Itu adalah perjalanan terakhir kami sebelum PPKM darurat akhirnya dimulai. Dua bulan kemudian, baru kami kembali melihat peta dan bersiap untuk jalan lagi. Kali ini kami kembali ke Amed yang kemarin hanya mampir untuk makan siang. Amed terkenal sebagai destinasi untuk menyelam, di tempat ini masih banyak turis asing yang berkunjung. Bahkan, saat kami makan, seluruh pengunjungnya tidak ada orang indonesia. Berasa asing di negeri sendiri. 

Amed

Pagi hari, kami menunggu matahari terbit. Saya rasa ini pertama kalinya saya melihat matahari yang benar-benar bulat seperti dimuntahkan dari perut bumi. Setelah melihat pemandangan itu, tiba-tiba saya mengerti kenapa telor ceplok dinamakan sunny side up. Karena ternyata memang seperti kuning telur saat matahari baru terbit.

Bukan Cen namanya kalau pulang lewat jalan yang sama. Kalau berangkat kami menelusuri Gianyar, lalu melewati Candi Dasa, baru masuk ke Amed, pulangnya kami malah semakin naik ke atas, melewati Kubu, Tianyar dan Gretek baru belok di Tejakula. Kami berencana menghabiskan sore di Kintamani sambil menikmati pemandangan Gunung Batur. Sudah dua kali kami kesorean saat sampai Kintamani, berharap kali ini bisa sampai sebelum matahari tenggelam.

Bintangnya Amed

Yang mengejutkan dari perjalanan pulangnya adalah setelah belok dari Tejakula menuju Kintamani, ternyata jalurnya tanjakan curam tanpa ampun. Sampai di satu titik, Mio kesayangan nggak sanggup lagi nanjak. Kami di tengah-tengah desa dengan pemandangan yang indah, yang berlalu lalang kebanyakan warga setempat yang berkebun. Untunglah, saat kami sedang menunggu Mio dingin, seorang bapak bermotor menghampiri dan menawarkan tumpangan ke Jalan Raya Kintamani. Jadilah saya sama bapak ini, dan untungnya Mio mau membawa Cen yang sendirian. 

Akhirnya kami sampai di Kintamani sekitar pukul lima sore. Gunung Batur berdiri dengan gagahnya di hadapan kami. Sore yang menyenangkan.

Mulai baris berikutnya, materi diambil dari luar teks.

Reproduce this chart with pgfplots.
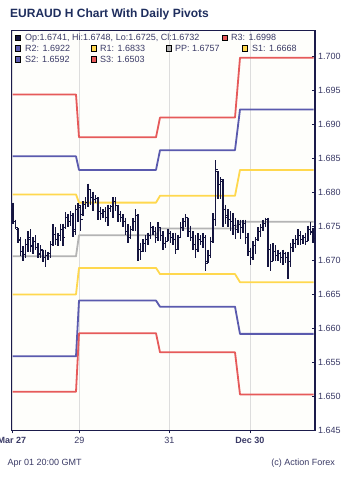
\documentclass[border=0pt]{standalone}
\usepackage{fontspec}
\setmainfont{Liberation Sans}
\usepackage{pgfplots}
\pgfplotsset{compat=1.18}
\usepackage{pgfplotstable}

\definecolor{barc}{HTML}{15153F}
\definecolor{framec}{HTML}{1B1B4B}
\definecolor{redc}{HTML}{E65A5A}
\definecolor{bluec}{HTML}{5A5AAE}
\definecolor{yelc}{HTML}{FFD84E}
\definecolor{grayc}{HTML}{B4B4B4}
\definecolor{gridc}{HTML}{DDDDDD}
\definecolor{plotbg}{HTML}{FEFEFB}
\definecolor{textc}{HTML}{3A3A66}
\definecolor{titlec}{HTML}{1F2E5E}

\pgfplotstableread{
x o h l c
13 1.6775 1.6785 1.6754 1.6757
15.5 1.6757 1.6760 1.6746 1.6749
18 1.6746 1.6747 1.6726 1.6731
20.5 1.6729 1.6734 1.6706 1.6713
23 1.6713 1.6721 1.6699 1.6709
25.5 1.6709 1.6731 1.6704 1.6724
28 1.6724 1.6743 1.6712 1.6734
30.5 1.6731 1.6746 1.6713 1.6721
33 1.6722 1.6734 1.6710 1.6728
35.5 1.6728 1.6737 1.6715 1.6719
38 1.6719 1.6725 1.6703 1.6709
40.5 1.6710 1.6722 1.6704 1.6716
43 1.6715 1.6716 1.6697 1.6704
45.5 1.6704 1.6716 1.6691 1.6707
48 1.6707 1.6713 1.6701 1.6710
50.5 1.6710 1.6728 1.6704 1.6724
53 1.6724 1.6753 1.6721 1.6738
55.5 1.6738 1.6749 1.6722 1.6731
58 1.6731 1.6740 1.6721 1.6737
60.5 1.6737 1.6754 1.6728 1.6746
63 1.6746 1.6754 1.6721 1.6734
65.5 1.6749 1.6771 1.6746 1.6763
68 1.6763 1.6768 1.6749 1.6757
70.5 1.6757 1.6772 1.6750 1.6766
73 1.6766 1.6769 1.6735 1.6743
75.5 1.6746 1.6782 1.6738 1.6775
78 1.6775 1.6785 1.6757 1.6781
80.5 1.6778 1.6782 1.6743 1.6760
83 1.6768 1.6787 1.6765 1.6782
85.5 1.6782 1.6793 1.6775 1.6785
88 1.6785 1.6813 1.6778 1.6804
90.5 1.6804 1.6804 1.6782 1.6793
93 1.6793 1.6801 1.6772 1.6790
95.5 1.6790 1.6796 1.6785 1.6791
98 1.6791 1.6793 1.6760 1.6772
100.5 1.6772 1.6779 1.6760 1.6769
103 1.6769 1.6775 1.6763 1.6772
105.5 1.6772 1.6778 1.6756 1.6763
108 1.6763 1.6782 1.6750 1.6776
110.5 1.6776 1.6782 1.6771 1.6779
113 1.6779 1.6793 1.6763 1.6787
115.5 1.6787 1.6793 1.6772 1.6781
118 1.6781 1.6782 1.6757 1.6768
120.5 1.6768 1.6772 1.6756 1.6763
123 1.6763 1.6768 1.6749 1.6757
125.5 1.6757 1.6763 1.6737 1.6743
128 1.6743 1.6753 1.6726 1.6734
130.5 1.6734 1.6751 1.6731 1.6746
133 1.6746 1.6762 1.6743 1.6757
135.5 1.6757 1.6775 1.6743 1.6766
138 1.6766 1.6768 1.6699 1.6716
140.5 1.6716 1.6726 1.6701 1.6713
143 1.6713 1.6731 1.6713 1.6725
145.5 1.6725 1.6737 1.6713 1.6731
148 1.6731 1.6741 1.6722 1.6737
150.5 1.6737 1.6756 1.6731 1.6749
153 1.6749 1.6751 1.6737 1.6743
155.5 1.6743 1.6749 1.6726 1.6734
158 1.6734 1.6756 1.6728 1.6749
160.5 1.6749 1.6749 1.6728 1.6737
163 1.6737 1.6743 1.6716 1.6725
165.5 1.6725 1.6734 1.6719 1.6728
168 1.6728 1.6746 1.6728 1.6740
170.5 1.6740 1.6743 1.6726 1.6734
173 1.6734 1.6740 1.6722 1.6731
175.5 1.6731 1.6741 1.6709 1.6716
178 1.6716 1.6738 1.6716 1.6734
180.5 1.6734 1.6756 1.6734 1.6749
183 1.6749 1.6763 1.6743 1.6757
185.5 1.6757 1.6768 1.6749 1.6763
188 1.6763 1.6763 1.6734 1.6743
190.5 1.6743 1.6751 1.6728 1.6734
193 1.6734 1.6743 1.6716 1.6724
195.5 1.6724 1.6737 1.6704 1.6716
198 1.6716 1.6740 1.6713 1.6731
200.5 1.6731 1.6737 1.6722 1.6728
203 1.6728 1.6740 1.6719 1.6734
205.5 1.6734 1.6737 1.6684 1.6696
208 1.6699 1.6716 1.6696 1.6707
210.5 1.6707 1.6734 1.6704 1.6728
213 1.6728 1.6769 1.6725 1.6760
215.5 1.6760 1.6847 1.6751 1.6834
218 1.6831 1.6831 1.6790 1.6812
220.5 1.6812 1.6822 1.6790 1.6819
223 1.6816 1.6819 1.6749 1.6775
225.5 1.6775 1.6782 1.6754 1.6763
228 1.6766 1.6775 1.6749 1.6760
230.5 1.6760 1.6772 1.6743 1.6757
233 1.6757 1.6769 1.6738 1.6751
235.5 1.6751 1.6763 1.6731 1.6746
238 1.6746 1.6760 1.6740 1.6753
240.5 1.6753 1.6760 1.6731 1.6749
243 1.6749 1.6760 1.6741 1.6754
245.5 1.6754 1.6760 1.6724 1.6734
248 1.6734 1.6741 1.6706 1.6713
250.5 1.6713 1.6719 1.6693 1.6704
253 1.6704 1.6728 1.6701 1.6722
255.5 1.6722 1.6734 1.6710 1.6731
258 1.6731 1.6749 1.6728 1.6743
260.5 1.6743 1.6754 1.6734 1.6749
263 1.6749 1.6760 1.6743 1.6754
265.5 1.6754 1.6763 1.6749 1.6760
268 1.6760 1.6763 1.6691 1.6716
270.5 1.6716 1.6724 1.6684 1.6699
273 1.6699 1.6725 1.6699 1.6713
275.5 1.6713 1.6722 1.6699 1.6707
278 1.6707 1.6716 1.6699 1.6710
280.5 1.6710 1.6713 1.6696 1.6704
283 1.6704 1.6716 1.6693 1.6710
285.5 1.6710 1.6713 1.6696 1.6704
288 1.6704 1.6713 1.6672 1.6699
290.5 1.6699 1.6726 1.6690 1.6719
293 1.6719 1.6731 1.6713 1.6725
295.5 1.6725 1.6737 1.6719 1.6731
298 1.6731 1.6746 1.6722 1.6737
300.5 1.6737 1.6743 1.6722 1.6731
303 1.6731 1.6737 1.6724 1.6734
305.5 1.6734 1.6741 1.6722 1.6728
308 1.6728 1.6751 1.6728 1.6746
310.5 1.6746 1.6757 1.6737 1.6743
313 1.6741 1.6748 1.6725 1.6732
}\bars

\pgfplotstableread{
x r3 r2 r1 pp s1 s2 s3
12.5 1.6944 1.6853 1.6797 1.6706 1.6650 1.6559 1.6507
76 1.6944 1.6853 1.6797 1.6706 1.6650 1.6559 1.6507
79 1.6881 1.6833 1.6785 1.6737 1.6689 1.6641 1.6593
156 1.6881 1.6833 1.6785 1.6737 1.6689 1.6641 1.6593
160 1.6910 1.6862 1.6795 1.6747 1.6680 1.6632 1.6565
235 1.6910 1.6862 1.6795 1.6747 1.6680 1.6632 1.6565
240 1.6998 1.6922 1.6833 1.6757 1.6668 1.6592 1.6503
313.5 1.6998 1.6922 1.6833 1.6757 1.6668 1.6592 1.6503
}\pivots

\newcommand{\lbox}[3]{%
  \filldraw[fill=#3, draw=black, line width=0.6pt] (#1,#2) rectangle ++(5.6,5.6);}

\begin{document}
\begin{tikzpicture}[x=1pt,y=1pt]
\path[use as bounding box, fill=white] (0,0) rectangle (350,481);
\begin{axis}[
  at={(11.5pt,50.5pt)}, anchor=south west,
  scale only axis, width=303.5pt, height=400pt,
  xmin=11.5, xmax=315, ymin=1.645, ymax=1.7038,
  axis background/.style={fill=plotbg},
  axis line style={draw=framec, line width=1.2pt},
  xtick={12,79.3,169.3,250},
  xticklabels={\textbf{Mar 27},29,31,\textbf{Dec 30}},
  ytick={1.645,1.650,1.655,1.660,1.665,1.670,1.675,1.680,1.685,1.690,1.695,1.700},
  yticklabels={1.645,1.650,1.655,1.660,1.665,1.670,1.675,1.680,1.685,1.690,1.695,1.700},
  xtick pos=bottom, ytick pos=right, yticklabel pos=right,
  xtick align=outside, ytick align=inside,
  major tick length=3pt,
  tick style={draw=framec, line width=0.8pt},
  xmajorgrids,
  major x grid style={draw=gridc, line width=0.8pt},
  ticklabel style={font=\fontsize{9}{10}\selectfont, text=textc},
  yticklabel style={anchor=west, inner sep=0pt, xshift=3pt},
  clip=true,
]
\addplot[redc, line width=1.8pt, line join=round] table[x=x, y=r3] {\pivots};
\addplot[bluec, line width=1.8pt, line join=round] table[x=x, y=r2] {\pivots};
\addplot[yelc, line width=1.8pt, line join=round] table[x=x, y=r1] {\pivots};
\addplot[grayc, line width=1.8pt, line join=round] table[x=x, y=pp] {\pivots};
\addplot[yelc, line width=1.8pt, line join=round] table[x=x, y=s1] {\pivots};
\addplot[bluec, line width=1.8pt, line join=round] table[x=x, y=s2] {\pivots};
\addplot[redc, line width=1.8pt, line join=round] table[x=x, y=s3] {\pivots};

\addplot[draw=none, mark=none,
  error bars/.cd, y dir=minus, y explicit, error mark=none,
  error bar style={draw=barc, line width=1.3pt}]
  table[x=x, y=h, y error expr=\thisrow{h}-\thisrow{l}] {\bars};
\addplot[only marks, mark=-, mark size=1.1pt, xshift=-1.1pt,
  mark options={draw=barc, line width=1pt}] table[x=x, y=o] {\bars};
\addplot[only marks, mark=-, mark size=1.1pt, xshift=1.1pt,
  mark options={draw=barc, line width=1pt}] table[x=x, y=c] {\bars};
\end{axis}

% title and footer
\node[anchor=base west, inner sep=0pt, text=titlec, font=\fontsize{12}{14}\selectfont\bfseries] at (10,463) {EURAUD H Chart With Daily Pivots};
\node[anchor=base west, inner sep=0pt, text=textc, font=\fontsize{9}{10}\selectfont] at (7.5,16) {Apr 01 20:00 GMT};
\node[anchor=base east, inner sep=0pt, text=textc, font=\fontsize{9}{10}\selectfont] at (335,16) {(c) Action Forex};

% legend
\begin{scope}[every node/.style={anchor=base west, inner sep=0pt, text=textc, font=\fontsize{9}{10}\selectfont}]
\lbox{15}{440.3}{barc}
\node at (25,440) {Op:1.6741, Hi:1.6748, Lo:1.6725, Cl:1.6732};
\lbox{222}{440.3}{redc}
\node at (231,440) {R3: 1.6998};
\lbox{15}{429.6}{bluec}
\node at (25,429.3) {R2: 1.6922};
\lbox{91}{429.6}{yelc}
\node at (100,429.3) {R1: 1.6833};
\lbox{166}{429.6}{grayc}
\node at (175,429.3) {PP: 1.6757};
\lbox{242}{429.6}{yelc}
\node at (252,429.3) {S1: 1.6668};
\lbox{15}{419}{bluec}
\node at (25,418.7) {S2: 1.6592};
\lbox{91}{419}{redc}
\node at (100,418.7) {S3: 1.6503};
\end{scope}
\end{tikzpicture}
\end{document}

Sejauh ini, kami gembira bisa melakukan perjalanan yang sangat menyenangkan dengan pemandangan yang luar biasa, tapi lebih dari itu, cerita, momen, dan pengalaman yang kami lalui tidak akan pernah bisa tergantikan. Dan tentu saja, semoga masih panjang waktu yang diberikan untuk kami bisa melanjutkan perjalanan ini.